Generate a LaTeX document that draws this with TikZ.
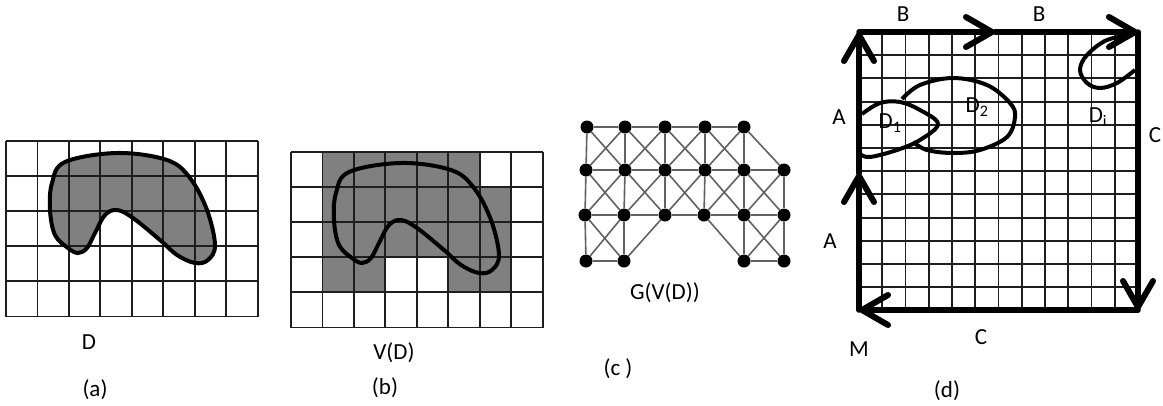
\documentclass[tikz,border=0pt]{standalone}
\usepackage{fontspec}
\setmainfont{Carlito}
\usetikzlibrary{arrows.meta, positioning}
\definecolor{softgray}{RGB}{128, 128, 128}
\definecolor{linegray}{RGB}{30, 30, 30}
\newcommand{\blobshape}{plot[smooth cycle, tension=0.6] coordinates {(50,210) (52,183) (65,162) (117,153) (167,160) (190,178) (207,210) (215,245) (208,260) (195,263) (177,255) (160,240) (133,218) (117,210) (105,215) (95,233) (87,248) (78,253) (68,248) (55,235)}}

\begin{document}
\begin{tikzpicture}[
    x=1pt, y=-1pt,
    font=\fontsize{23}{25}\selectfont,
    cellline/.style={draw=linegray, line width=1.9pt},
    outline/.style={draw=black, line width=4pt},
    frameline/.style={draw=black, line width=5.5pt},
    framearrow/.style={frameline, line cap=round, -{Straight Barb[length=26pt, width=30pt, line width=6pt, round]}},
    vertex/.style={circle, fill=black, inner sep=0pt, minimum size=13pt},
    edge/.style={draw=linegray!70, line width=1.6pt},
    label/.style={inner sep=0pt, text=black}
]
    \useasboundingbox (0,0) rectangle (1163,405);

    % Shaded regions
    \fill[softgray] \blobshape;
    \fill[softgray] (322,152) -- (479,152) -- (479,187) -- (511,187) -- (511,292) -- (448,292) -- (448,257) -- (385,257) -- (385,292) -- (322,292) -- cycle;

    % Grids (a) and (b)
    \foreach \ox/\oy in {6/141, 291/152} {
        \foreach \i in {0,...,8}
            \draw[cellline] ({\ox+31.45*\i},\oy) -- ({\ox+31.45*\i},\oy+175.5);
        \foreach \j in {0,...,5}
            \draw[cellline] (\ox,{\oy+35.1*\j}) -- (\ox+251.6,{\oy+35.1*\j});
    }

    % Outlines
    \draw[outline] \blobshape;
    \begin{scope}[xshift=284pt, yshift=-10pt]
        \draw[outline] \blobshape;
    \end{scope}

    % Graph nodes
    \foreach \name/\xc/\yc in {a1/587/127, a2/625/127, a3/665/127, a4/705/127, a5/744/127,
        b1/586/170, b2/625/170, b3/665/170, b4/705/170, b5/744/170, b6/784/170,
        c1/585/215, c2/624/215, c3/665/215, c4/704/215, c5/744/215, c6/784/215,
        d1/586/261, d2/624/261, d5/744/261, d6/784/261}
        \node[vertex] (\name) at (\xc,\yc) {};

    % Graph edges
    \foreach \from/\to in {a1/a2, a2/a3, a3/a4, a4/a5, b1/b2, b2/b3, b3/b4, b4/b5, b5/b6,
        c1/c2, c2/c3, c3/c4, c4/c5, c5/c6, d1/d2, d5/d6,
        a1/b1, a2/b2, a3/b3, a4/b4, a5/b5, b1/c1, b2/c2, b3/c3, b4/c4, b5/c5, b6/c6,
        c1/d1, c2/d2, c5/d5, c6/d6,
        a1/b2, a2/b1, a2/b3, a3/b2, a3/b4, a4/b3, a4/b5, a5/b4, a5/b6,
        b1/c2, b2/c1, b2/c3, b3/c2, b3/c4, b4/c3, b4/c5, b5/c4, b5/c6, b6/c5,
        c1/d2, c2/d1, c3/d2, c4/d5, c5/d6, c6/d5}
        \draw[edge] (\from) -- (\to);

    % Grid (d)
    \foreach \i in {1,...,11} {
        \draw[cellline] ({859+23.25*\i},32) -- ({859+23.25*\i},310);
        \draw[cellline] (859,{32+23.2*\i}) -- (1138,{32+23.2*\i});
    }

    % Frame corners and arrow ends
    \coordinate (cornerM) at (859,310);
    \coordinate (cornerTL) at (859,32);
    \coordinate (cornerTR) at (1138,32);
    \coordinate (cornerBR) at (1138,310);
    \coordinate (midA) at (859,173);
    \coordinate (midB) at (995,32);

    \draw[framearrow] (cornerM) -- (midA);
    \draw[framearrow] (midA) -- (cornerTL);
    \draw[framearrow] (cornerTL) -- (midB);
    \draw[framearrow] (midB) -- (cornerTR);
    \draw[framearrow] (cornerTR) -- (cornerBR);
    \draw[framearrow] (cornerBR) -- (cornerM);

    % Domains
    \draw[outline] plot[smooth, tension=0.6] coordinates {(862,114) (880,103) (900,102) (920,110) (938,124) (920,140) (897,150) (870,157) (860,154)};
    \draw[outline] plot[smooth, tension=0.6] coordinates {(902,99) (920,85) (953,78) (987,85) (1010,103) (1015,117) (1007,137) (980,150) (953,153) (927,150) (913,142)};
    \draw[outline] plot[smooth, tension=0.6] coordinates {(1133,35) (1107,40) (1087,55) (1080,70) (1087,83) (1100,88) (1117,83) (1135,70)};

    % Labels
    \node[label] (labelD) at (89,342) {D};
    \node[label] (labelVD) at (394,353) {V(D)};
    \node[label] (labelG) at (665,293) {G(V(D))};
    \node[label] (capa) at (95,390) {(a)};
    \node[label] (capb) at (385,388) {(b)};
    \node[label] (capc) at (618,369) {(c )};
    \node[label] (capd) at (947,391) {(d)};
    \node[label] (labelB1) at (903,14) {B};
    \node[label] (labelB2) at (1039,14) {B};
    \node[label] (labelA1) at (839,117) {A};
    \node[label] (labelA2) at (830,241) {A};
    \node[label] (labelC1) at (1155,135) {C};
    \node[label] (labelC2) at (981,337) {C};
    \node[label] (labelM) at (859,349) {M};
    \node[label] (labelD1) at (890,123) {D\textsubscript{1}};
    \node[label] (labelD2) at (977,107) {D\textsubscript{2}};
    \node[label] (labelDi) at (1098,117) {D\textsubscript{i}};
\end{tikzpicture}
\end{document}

+--

Goal of the exercise → Copy nothing but the lines from the top of the data down to the line containing "cycle, tension=0.6] coordinates", and leave the pictures out.

Written answer →
Generate a LaTeX document that draws this with TikZ.
\documentclass[tikz,border=0pt]{standalone}
\usepackage{fontspec}
\setmainfont{Carlito}
\usetikzlibrary{arrows.meta, positioning}
\definecolor{softgray}{RGB}{128, 128, 128}
\definecolor{linegray}{RGB}{30, 30, 30}
\newcommand{\blobshape}{plot[smooth cycle, tension=0.6] coordinates {(50,210) (52,183) (65,162) (117,153) (167,160) (190,178) (207,210) (215,245) (208,260) (195,263) (177,255) (160,240) (133,218) (117,210) (105,215) (95,233) (87,248) (78,253) (68,248) (55,235)}}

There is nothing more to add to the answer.